When McGill Librarian Charles Gould started a small librarian training summer school in 1904, he asked his good friend Melvyl Dewey to teach and establish the curriculum for the program — Dewey, of course, is immortalized in libraries the world over as the designer of his eponymous decimal system. The program he and Gould founded here went on to become the first librarian training school in Canada to be accredited by the American Library Association. Acting Director France Bouthillier shared her thoughts on where the school, and her profession are headed.

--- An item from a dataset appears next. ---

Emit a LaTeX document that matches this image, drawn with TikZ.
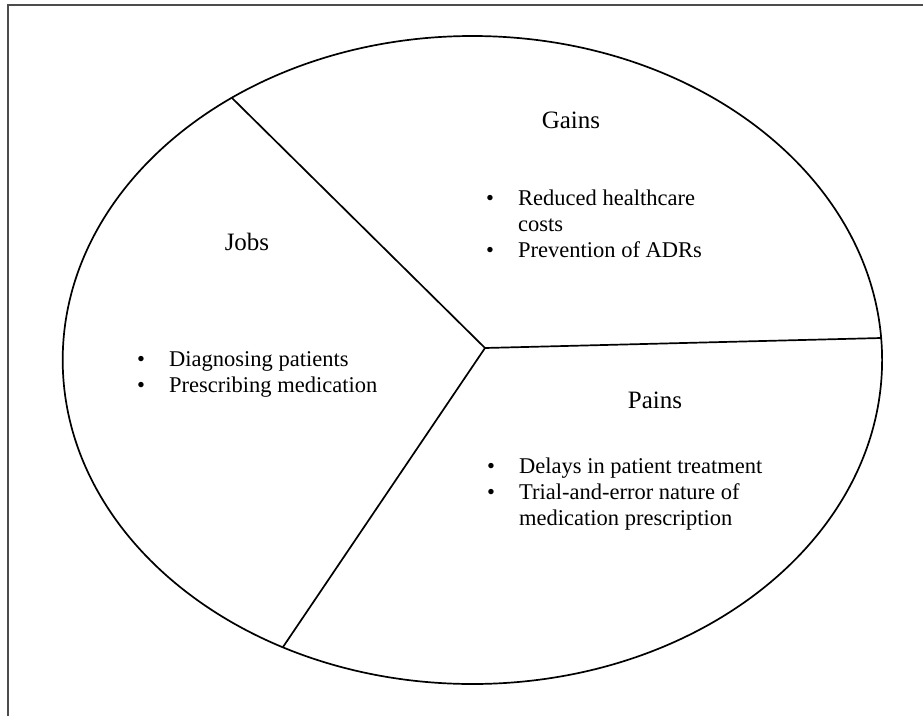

"I would say technology has changed the way work is done in libraries, and the needs of organizations in terms of organizing information. That's why we changed our name — now we say Library and Information Studies, and have since the 1980s. It illustrates that libraries are part of an information world and we train people now to manage information resources whatever they are. Of course we think in terms of the broad definition of what is an information resource and also what is a cultural resource, because our students end up working in museums. They can manage many kinds of things, but what has not changed is the nature of the task — the task is always to acquire resources, to organize them, and make them available to various kinds of clients.

"The focus now is less on libraries only. We developed courses recently in the area of knowledge management and digital archives. Knowledge management looks at how you organize resources so that the knowledge people gain over the years is not lost, and that it percolates. You make sure that what is known is codified and made available to people who may need it. It has human resources management aspects, but it also involves information technology and information resources. You find these courses not only in management schools, but also library schools.

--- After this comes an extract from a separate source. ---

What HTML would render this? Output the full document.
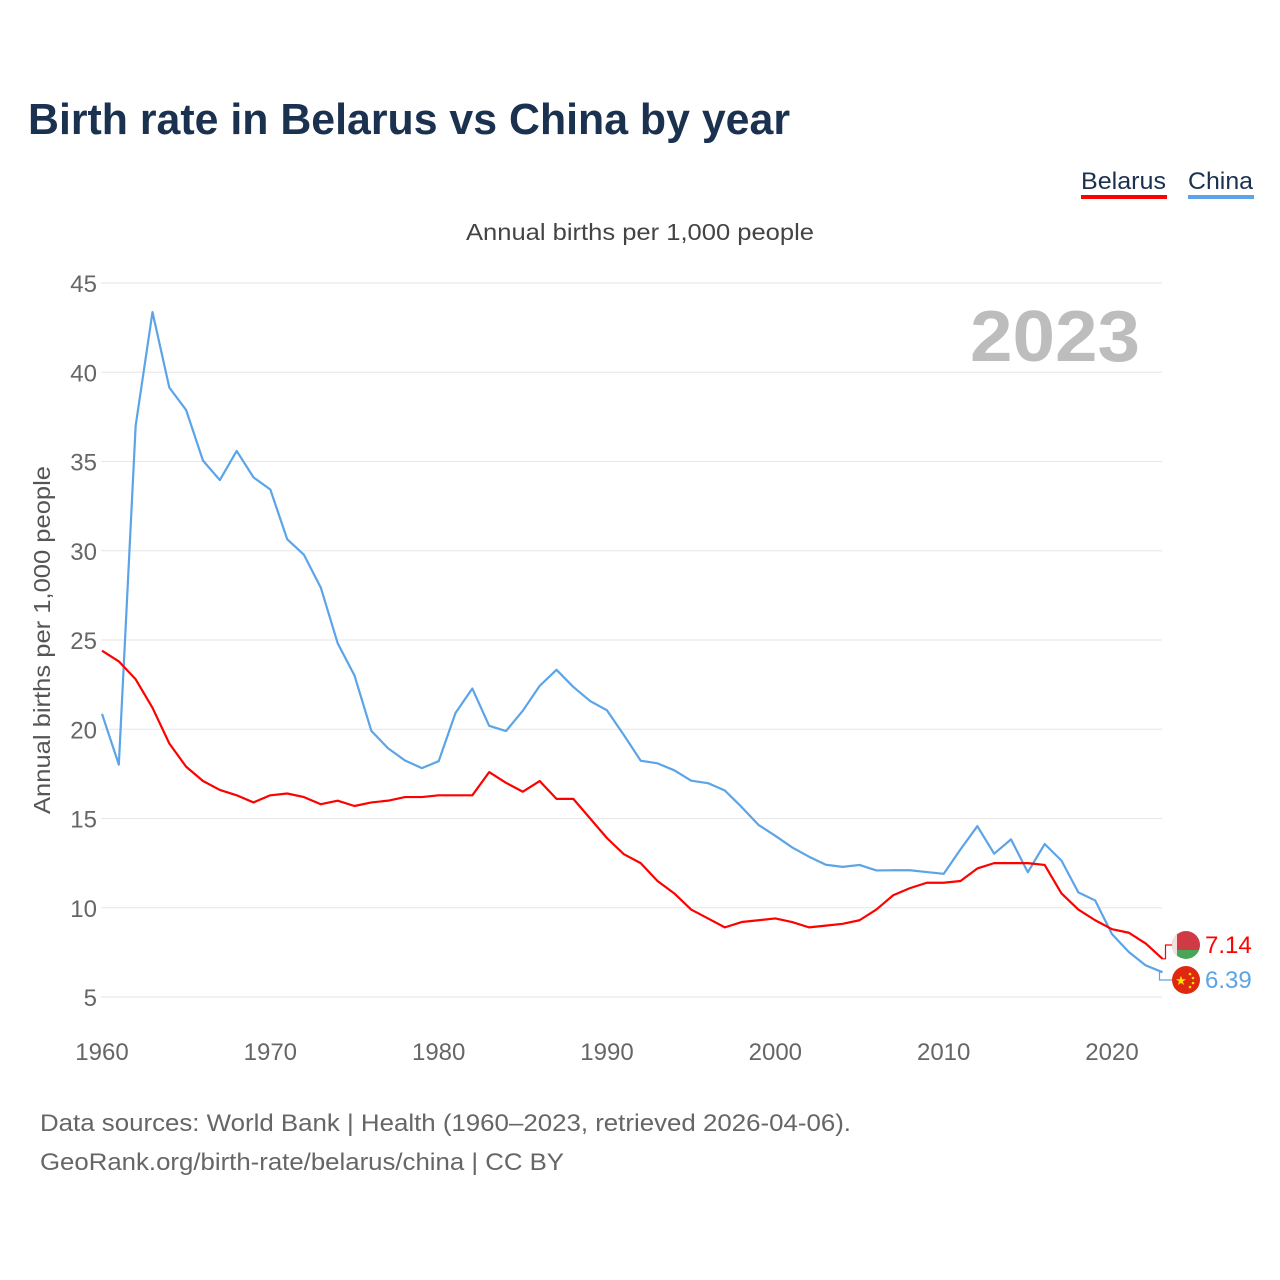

"It's getting more multidisciplinary. Our PhD students are using more theories and methodologies from other fields. We hired someone recently that specializes in bioinformatics. But this is true for other disciplines -- if you want to study social problems you need to approach them from various disciplines. You cannot manage information without taking into the account the nature of the organization, so you need management. You also need to take into account individuals, so psychology is important, from a cognitive point of view. And of course we have technology, which is also all over the place, so we need to look at what is done in the field of computer science.

"There's a need to inform people of information sources and the need to remain critical of that source. The value of information has never been greater, but for the first time in history, there has never been so much false information."

"In our field, the sky is the limit as far as variation. Our students come here with a Bachelors degree, and some come here with another Master's or even PhDs. Each one is a special mixture of knowledge and skills, and if they want they can apply to very traditional positions, or they can try to shape their position.

"It's a growing field, it integrates more and more other disciplines, and that is why, from my point of view, it is becoming more fascinating."

Because the Library School started as a summer program, the GSLIS held its celebration on May 15. Over 100 people showed up for a dinner and reunion, and to hear talks from Lise Bissonette, CEO of the Bibliotheque Nationale du Quebec, McGill Deputy Provost Anthony Masi and Joanne Marshall, Dean of the School of Information and Library Science at the University of North Carolina.

"It was an important event to celebrate, because we are the first school in Canada in this field. We were happy to see people to come who had graduated in the fifties. People made a special effort to come," said Bouthillier.

The school has graduated a number of prominent librarians, including former National Librarian of Canada Marianne Scott. GSLIS administrative assistant Dorothy Carruthers said the affection McGill trained librarians — some of whom traveled from the U.S. to attend the event — have for the school amazed her.

"We sent off a questionnaire to our alumni from the 1940s onwards. We tabulated the results and they were absolutely fascinating. I was astounded by the loyalty."